*Stated problem*. Begin with the line that contains "Clone this chart in matplotlib." and end with the line that contains "weeks = list(range(1, 53))", transcribing exactly each line in that stretch and no other.

(Entries from a dataset)
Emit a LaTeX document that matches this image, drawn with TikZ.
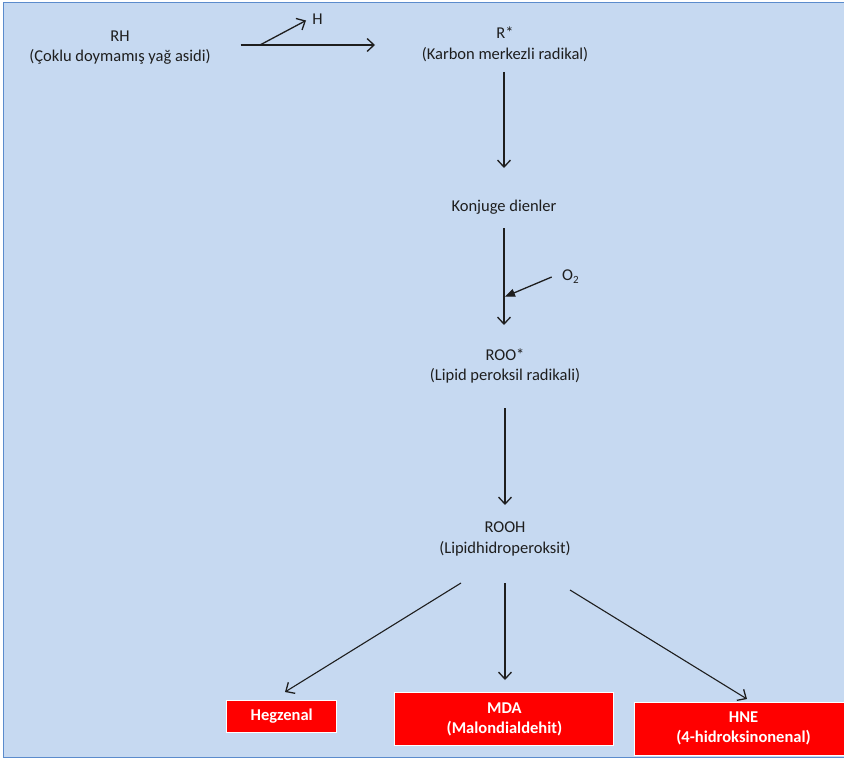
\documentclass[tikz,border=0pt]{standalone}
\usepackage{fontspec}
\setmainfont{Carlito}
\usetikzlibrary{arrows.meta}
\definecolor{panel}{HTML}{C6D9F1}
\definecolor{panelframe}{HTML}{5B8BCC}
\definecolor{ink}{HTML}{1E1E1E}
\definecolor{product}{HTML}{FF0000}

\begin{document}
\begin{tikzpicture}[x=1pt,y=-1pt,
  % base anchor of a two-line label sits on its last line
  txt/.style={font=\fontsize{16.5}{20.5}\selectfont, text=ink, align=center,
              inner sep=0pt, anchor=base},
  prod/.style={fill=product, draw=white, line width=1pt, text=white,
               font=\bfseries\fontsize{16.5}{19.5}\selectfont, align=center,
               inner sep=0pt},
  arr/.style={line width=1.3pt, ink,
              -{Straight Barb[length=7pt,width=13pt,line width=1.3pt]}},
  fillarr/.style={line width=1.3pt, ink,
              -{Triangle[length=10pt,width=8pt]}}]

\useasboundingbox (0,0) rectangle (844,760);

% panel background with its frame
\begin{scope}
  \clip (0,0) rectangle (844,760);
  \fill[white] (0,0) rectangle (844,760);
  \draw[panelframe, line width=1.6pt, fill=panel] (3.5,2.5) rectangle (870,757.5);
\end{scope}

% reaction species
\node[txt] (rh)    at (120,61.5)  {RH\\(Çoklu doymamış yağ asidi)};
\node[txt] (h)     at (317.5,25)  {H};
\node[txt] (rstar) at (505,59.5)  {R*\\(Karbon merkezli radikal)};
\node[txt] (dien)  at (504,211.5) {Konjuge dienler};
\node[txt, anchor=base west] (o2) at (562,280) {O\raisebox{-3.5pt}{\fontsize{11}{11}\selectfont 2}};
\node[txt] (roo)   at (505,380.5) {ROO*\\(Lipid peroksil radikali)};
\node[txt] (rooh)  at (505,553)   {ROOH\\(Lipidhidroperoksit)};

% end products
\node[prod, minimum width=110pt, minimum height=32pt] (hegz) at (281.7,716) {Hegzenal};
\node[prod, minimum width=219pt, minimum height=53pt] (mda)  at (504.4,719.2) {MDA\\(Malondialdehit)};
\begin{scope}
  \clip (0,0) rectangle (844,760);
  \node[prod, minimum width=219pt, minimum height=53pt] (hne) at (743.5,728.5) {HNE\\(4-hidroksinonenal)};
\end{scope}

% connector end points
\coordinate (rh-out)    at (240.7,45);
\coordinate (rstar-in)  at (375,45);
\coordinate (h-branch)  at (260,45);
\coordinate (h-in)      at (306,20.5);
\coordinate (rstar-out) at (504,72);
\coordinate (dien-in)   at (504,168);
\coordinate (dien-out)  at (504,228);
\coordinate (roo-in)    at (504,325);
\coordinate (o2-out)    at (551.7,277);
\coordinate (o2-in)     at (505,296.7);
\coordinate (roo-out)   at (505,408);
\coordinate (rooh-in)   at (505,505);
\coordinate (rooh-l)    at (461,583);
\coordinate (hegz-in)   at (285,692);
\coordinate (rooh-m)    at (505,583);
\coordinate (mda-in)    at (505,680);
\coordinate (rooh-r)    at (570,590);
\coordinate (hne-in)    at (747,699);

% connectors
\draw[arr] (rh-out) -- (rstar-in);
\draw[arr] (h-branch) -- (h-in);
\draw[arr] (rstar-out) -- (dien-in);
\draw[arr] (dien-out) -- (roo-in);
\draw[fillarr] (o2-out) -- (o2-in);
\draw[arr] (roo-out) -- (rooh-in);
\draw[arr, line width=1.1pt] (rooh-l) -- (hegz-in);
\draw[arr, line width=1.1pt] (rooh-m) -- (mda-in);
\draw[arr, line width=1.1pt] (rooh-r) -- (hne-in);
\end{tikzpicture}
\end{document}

==

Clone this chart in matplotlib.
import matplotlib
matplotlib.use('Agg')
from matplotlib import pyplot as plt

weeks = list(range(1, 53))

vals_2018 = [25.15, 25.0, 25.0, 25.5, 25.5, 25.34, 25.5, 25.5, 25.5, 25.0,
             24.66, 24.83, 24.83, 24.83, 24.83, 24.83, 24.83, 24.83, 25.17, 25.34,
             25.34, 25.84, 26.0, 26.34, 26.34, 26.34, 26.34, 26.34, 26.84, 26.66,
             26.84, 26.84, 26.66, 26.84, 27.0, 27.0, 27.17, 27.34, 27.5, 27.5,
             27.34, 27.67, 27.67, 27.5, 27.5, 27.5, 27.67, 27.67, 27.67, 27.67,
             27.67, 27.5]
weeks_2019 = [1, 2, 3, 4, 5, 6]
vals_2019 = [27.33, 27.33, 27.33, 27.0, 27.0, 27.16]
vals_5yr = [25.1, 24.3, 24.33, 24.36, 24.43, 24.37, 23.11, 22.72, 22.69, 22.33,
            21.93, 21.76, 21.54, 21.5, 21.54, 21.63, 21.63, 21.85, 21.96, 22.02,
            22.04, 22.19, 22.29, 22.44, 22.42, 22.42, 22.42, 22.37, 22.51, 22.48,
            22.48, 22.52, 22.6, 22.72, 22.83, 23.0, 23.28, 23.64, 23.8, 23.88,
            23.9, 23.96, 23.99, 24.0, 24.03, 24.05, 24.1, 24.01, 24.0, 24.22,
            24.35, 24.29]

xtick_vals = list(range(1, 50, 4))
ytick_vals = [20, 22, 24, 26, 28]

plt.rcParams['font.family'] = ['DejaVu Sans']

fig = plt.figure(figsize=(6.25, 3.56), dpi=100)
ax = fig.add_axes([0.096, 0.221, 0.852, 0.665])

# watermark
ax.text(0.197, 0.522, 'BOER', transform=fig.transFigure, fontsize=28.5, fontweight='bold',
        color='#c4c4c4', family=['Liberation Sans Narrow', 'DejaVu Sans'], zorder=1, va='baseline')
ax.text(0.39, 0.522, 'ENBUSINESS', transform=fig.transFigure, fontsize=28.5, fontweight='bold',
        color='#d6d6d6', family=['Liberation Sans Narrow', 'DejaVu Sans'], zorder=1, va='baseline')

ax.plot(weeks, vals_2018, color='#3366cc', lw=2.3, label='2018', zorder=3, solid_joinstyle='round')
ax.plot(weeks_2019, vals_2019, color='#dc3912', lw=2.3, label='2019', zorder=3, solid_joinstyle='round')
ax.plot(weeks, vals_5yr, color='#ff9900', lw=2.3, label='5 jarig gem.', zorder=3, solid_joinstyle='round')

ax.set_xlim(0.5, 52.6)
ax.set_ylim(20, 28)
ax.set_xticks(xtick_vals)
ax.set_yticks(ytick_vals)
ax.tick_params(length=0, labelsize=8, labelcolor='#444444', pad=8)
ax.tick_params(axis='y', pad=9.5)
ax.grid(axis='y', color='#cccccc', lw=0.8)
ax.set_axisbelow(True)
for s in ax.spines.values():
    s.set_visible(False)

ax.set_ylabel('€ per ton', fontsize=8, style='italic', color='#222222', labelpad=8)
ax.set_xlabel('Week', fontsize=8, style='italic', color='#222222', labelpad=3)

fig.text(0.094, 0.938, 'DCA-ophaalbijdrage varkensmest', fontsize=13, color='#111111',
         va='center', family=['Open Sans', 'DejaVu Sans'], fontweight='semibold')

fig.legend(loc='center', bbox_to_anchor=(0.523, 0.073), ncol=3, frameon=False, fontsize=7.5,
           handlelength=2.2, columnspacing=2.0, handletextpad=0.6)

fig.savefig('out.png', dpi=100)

*Response*.
Clone this chart in matplotlib.
import matplotlib
matplotlib.use('Agg')
from matplotlib import pyplot as plt

weeks = list(range(1, 53))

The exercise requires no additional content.